Drilled Shaft Design For Noise Wall Barriers Along I-20 In Columbia, SC

Bhandari, Anil
Organization: Deep Foundations Institute
Pages: 8
Publication Date: Jan 1, 2011
Using subsurface data collected at each drilled shaft location is an ideal approach for conducting drilled shaft design. However, conducting subsurface tests at each drilled shaft location and subsequently performing the drilled shaft design can be a daunting task for a noise barrier wall that is divided into six (6) sections and stretches for approximately four (4) miles. In addition, having individual drilled shaft designs complicates the construction process. Grouping the subsurface conditions into broad categories and performing the design for each of those categories is an attractive alternative to the design per boring approach. Currently there are no existing guidelines to aid a designer on grouping the subsurface conditions for the drilled shaft design for the noise barrier walls.

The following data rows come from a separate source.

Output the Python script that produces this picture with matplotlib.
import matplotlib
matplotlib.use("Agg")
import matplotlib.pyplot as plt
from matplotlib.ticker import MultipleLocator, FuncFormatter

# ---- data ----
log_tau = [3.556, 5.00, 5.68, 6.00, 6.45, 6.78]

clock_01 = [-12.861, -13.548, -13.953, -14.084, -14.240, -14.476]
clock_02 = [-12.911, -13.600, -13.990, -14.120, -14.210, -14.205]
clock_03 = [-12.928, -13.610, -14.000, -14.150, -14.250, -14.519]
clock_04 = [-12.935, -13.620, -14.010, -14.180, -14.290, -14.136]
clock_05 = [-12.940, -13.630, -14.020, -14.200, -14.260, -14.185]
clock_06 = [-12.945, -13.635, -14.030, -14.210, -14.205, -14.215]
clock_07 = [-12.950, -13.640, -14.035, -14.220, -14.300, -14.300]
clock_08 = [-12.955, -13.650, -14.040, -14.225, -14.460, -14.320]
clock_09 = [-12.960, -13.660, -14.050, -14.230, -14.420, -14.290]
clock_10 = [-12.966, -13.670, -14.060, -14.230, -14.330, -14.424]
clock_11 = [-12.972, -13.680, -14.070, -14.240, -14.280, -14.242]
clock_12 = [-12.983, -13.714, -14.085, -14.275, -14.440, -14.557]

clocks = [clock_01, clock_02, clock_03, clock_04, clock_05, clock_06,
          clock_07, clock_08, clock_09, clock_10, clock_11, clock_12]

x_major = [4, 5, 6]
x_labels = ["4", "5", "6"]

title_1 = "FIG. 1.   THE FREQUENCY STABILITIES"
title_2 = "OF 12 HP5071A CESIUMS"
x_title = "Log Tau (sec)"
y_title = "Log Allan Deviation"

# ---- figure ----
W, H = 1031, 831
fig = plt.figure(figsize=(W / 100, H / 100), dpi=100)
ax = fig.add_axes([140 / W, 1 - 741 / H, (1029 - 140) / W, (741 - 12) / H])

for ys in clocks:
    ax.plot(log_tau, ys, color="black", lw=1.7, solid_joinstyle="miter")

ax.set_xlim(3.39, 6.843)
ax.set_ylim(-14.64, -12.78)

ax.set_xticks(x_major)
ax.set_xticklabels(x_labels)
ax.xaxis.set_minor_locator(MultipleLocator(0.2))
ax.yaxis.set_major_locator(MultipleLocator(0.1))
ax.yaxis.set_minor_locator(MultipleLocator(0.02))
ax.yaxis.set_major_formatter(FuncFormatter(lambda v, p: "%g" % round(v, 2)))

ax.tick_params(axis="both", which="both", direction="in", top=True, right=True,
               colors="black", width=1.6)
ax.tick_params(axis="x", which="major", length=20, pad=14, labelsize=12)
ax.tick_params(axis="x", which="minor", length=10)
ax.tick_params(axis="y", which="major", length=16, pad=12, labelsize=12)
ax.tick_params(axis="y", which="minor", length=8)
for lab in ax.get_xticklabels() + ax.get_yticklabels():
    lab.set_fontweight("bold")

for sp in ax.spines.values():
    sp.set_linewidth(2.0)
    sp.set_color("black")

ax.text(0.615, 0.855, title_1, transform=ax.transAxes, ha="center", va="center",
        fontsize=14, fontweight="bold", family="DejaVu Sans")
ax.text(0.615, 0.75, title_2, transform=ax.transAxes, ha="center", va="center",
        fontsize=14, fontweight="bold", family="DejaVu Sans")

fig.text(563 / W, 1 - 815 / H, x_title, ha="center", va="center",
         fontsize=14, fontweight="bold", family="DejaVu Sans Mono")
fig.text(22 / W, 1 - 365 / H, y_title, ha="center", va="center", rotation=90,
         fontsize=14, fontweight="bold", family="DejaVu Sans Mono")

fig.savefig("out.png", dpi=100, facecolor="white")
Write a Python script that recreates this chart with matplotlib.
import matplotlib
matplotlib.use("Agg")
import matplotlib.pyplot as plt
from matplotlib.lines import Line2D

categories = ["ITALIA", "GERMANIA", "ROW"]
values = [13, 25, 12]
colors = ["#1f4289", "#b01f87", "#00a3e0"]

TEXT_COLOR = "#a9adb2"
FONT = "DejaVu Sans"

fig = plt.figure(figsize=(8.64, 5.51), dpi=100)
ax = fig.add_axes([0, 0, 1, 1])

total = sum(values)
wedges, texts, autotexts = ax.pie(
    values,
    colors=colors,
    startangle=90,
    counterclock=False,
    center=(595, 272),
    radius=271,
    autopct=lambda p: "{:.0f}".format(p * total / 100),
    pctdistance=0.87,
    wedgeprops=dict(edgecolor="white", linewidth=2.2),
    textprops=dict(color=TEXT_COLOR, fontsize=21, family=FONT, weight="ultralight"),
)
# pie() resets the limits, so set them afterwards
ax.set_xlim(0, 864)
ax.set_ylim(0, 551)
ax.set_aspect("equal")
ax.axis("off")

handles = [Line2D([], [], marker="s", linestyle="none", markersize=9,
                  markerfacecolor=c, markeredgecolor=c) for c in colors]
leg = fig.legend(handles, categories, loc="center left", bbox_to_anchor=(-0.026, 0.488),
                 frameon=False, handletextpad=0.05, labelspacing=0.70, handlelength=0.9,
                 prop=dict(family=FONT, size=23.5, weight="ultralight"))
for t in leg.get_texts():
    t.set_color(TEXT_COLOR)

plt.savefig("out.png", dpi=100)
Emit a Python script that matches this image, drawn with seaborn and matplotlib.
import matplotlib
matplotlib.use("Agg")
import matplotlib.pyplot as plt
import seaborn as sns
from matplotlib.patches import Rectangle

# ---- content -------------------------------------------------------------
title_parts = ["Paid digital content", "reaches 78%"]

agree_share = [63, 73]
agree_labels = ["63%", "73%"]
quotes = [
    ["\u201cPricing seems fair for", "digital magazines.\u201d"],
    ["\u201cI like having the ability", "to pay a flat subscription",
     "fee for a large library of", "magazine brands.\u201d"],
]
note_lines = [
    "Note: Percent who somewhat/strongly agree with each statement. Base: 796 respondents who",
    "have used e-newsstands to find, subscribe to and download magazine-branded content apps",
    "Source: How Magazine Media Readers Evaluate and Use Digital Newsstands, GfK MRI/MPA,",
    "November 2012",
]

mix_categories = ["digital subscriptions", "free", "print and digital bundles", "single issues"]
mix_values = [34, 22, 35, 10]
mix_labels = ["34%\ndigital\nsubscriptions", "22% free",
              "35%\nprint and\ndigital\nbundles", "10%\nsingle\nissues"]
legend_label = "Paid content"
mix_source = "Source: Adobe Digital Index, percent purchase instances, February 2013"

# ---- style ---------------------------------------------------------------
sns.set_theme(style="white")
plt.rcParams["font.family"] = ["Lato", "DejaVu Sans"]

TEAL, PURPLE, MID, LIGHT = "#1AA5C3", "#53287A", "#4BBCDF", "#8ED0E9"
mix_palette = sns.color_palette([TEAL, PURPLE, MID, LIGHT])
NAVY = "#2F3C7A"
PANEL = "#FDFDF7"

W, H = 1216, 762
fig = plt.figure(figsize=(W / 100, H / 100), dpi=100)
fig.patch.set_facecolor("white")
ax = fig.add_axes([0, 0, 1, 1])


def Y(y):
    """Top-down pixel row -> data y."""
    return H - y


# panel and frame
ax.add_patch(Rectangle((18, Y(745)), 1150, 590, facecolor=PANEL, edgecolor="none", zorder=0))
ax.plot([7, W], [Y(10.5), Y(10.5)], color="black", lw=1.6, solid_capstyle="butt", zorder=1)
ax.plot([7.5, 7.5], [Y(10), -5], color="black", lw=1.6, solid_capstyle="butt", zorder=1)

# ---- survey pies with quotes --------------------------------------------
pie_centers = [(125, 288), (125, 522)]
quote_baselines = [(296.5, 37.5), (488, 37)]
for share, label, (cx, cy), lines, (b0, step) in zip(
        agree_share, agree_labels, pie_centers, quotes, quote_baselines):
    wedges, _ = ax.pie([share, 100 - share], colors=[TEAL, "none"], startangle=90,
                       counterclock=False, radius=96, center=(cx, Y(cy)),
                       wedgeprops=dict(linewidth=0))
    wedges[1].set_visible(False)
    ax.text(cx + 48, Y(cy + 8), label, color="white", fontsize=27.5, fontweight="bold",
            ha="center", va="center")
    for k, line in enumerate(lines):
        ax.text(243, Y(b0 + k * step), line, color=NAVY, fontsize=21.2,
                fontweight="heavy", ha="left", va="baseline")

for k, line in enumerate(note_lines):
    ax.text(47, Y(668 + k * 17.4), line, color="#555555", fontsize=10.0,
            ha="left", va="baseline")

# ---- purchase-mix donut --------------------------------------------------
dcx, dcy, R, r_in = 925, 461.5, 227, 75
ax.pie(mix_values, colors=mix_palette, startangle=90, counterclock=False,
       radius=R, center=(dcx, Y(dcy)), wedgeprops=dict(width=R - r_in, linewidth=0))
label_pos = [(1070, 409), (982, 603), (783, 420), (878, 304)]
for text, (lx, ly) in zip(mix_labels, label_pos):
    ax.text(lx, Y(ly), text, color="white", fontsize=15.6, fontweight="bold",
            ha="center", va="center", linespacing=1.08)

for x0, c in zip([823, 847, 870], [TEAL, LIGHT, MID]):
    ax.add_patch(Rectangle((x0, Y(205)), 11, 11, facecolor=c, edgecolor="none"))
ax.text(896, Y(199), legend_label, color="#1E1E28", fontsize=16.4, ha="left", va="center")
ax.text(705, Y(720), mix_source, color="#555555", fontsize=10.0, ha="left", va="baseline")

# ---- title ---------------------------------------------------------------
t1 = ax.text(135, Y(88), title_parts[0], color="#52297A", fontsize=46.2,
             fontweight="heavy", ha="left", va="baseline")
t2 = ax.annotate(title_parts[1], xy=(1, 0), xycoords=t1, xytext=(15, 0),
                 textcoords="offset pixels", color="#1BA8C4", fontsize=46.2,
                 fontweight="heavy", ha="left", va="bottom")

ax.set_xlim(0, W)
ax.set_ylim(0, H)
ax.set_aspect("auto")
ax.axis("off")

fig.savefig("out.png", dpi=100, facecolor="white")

Therefore, a method was developed based on the Standard Penetration Test (SPT) N values of the near surface soils to categorize the soil profiles into distinct categories. Since the soil engineering properties of the near surface soils are known to be critical for drilled shaft lateral capacity, these soils were emphasized in the methodology. This method was successfully implemented for the design of drilled shafts supporting the noise barrier walls along the I-20 in Columbia, SC. For this project, two distinct soil profiles, labeled as ?strong? and ?weak?, were used. An overview of the soil profile grouping methodology is presented as well as the vertical and lateral drilled shaft capacity analyses for this project for the two general soil profiles. The analyses indicated that the axial capacity governed the design in the ?weak? soil profile and the lateral capacity controlled the design in the ?strong? soil profile. However, this is not a generalization and whether the axial or the lateral capacity governs the design of drilled shaft depends on the soil profile and design loads. Nonetheless, our findings emphasize that both lateral and axial capacity should be checked for drilled shaft design even when the vertical load are minor.